As marketing and sales professionals, we have all dealt with the occasional customer that seems keenly focused on price and won’t focus on anything but price until they are satisfied. This used to be rare but is now becoming the norm, even for traditionally complex products and services that must be configured to solve a specific problem.
Dave Brock, President and CEO of Partners In EXCELLENCE, wrote a good piece on his Partners in Excellence blog titled, Price is Never the only decision criteria!. As a top sales consultant, Dave has been encountering an increasingly number of clients’ reps that cite Pricing as the first thing customers want to know.
Here’s a short excerpt:
“One of my usual questions, fairly early on, is: What are your prospect’s decision criteria and priorities?
100% of the time, the response is Price!
And I wait….. but there’s silence.
‘Tell me something new, price is always an issue. It may be their top issue, but it is never their only issue! What other things are they going to base their decision on?’ Over 80% of the time, I get blank stares. ‘We don’t know, they keep focusing on price.’ is the response from the sales person.“
This isn’t just a figment of Sales’ imagination or an excuse for poor sales results. There are hard surveys that back up the idea that customers DO want to understand pricing first before they spend any time understanding your Value Proposition. We’ll discuss why in a moment but here’s the proof.
Take a look at the results of this B2B Buyer’s Study (click to enlarge) done by MarketingSherpa and Enquiro:
According to this group of 1,000 B2B prospects, they want Pricing before the Value Proposition (product info/benefits)!
Don’t take it personally, it’s not your fault.
The simple answer is TIME … THEIR TIME … or the the lack thereof
My opinion for why this is happening in B2B sales is based on examining the PROSPECT’S TIME vs. CONTENT problem. Look at the following graphic showing the prospect’s time in green.
Before the internet marketing explosion, prospects had ample time to review and digest offerings from a variety of vendors. The process was slower and generally consisted of attending trade shows, conferences and reading industry magazines.
Then, around 2000, Internet Marketers started generating digital content … and more content … and more content.
Prospective customers love it. They no longer have to travel to get the latest information about the products and services they need.
The problem is, the TIME vs. CONTENT ratio has reversed as shown in the following diagram:
The prospect simply does not have time to digest all of the available solutions to his or her problem. The quantity of information is overwhelming.

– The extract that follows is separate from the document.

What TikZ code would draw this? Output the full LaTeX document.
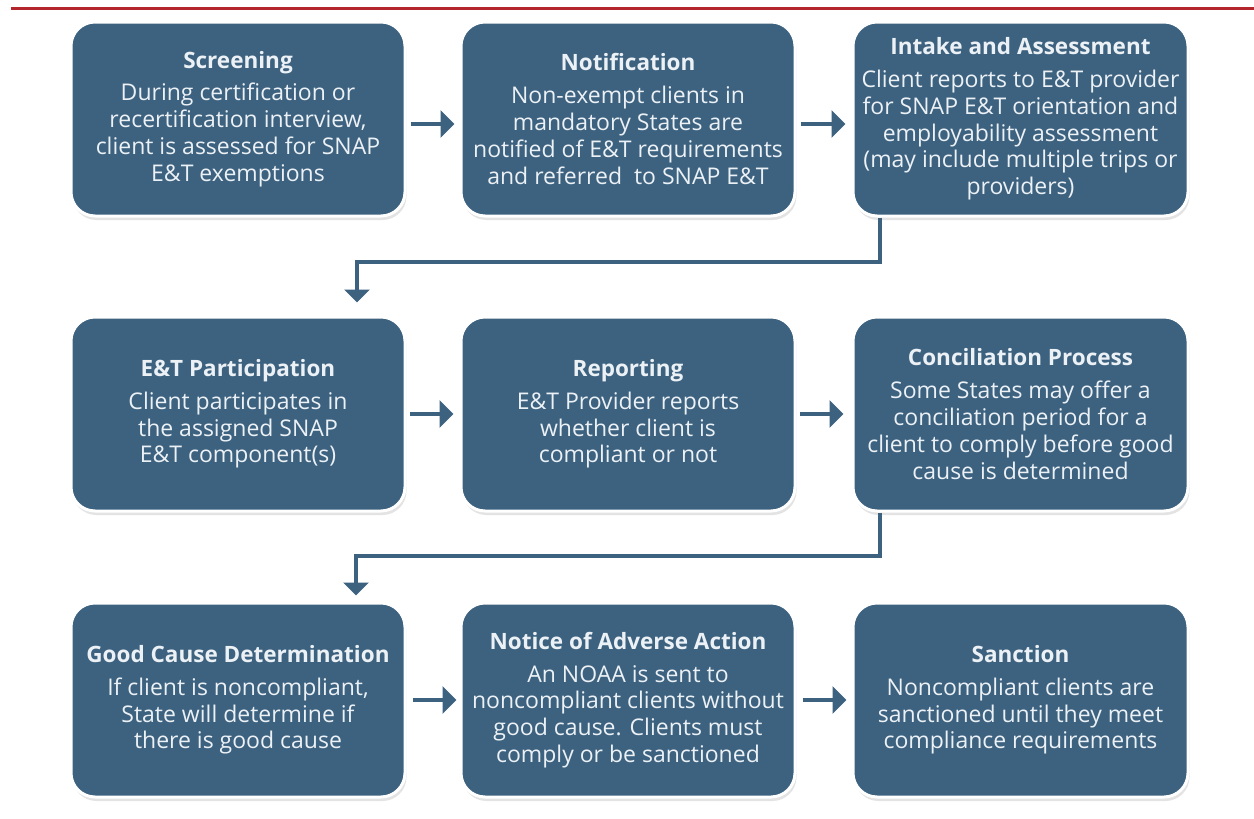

So, knowing that she will never be able to completely analyze all of the options she decides to eliminate some vendors based on affordability. If she can pare down the group to a “short list” of potential providers, then she can more thoroughly choose between the remaining vendors. This improves the Time to Content ratio in the prospects favor as shown below:
Using a short list based on affordability, or budget fit, a prospect can now dive deeper into the remaining vendor’s content. The prospective customer has used budget fit at the very beginning of their research to save themselves time.
This revelation means that the savvy B2B marketer may be missing good prospects by focusing too heavily on product content and not providing a way for a website visitor to easily get budgetary pricing.
With this new paradigm, the new engagement model looks something like this:
Take a look at your own website. Do you have an easy way for prospects to Request a Quote without filling out a useless web form?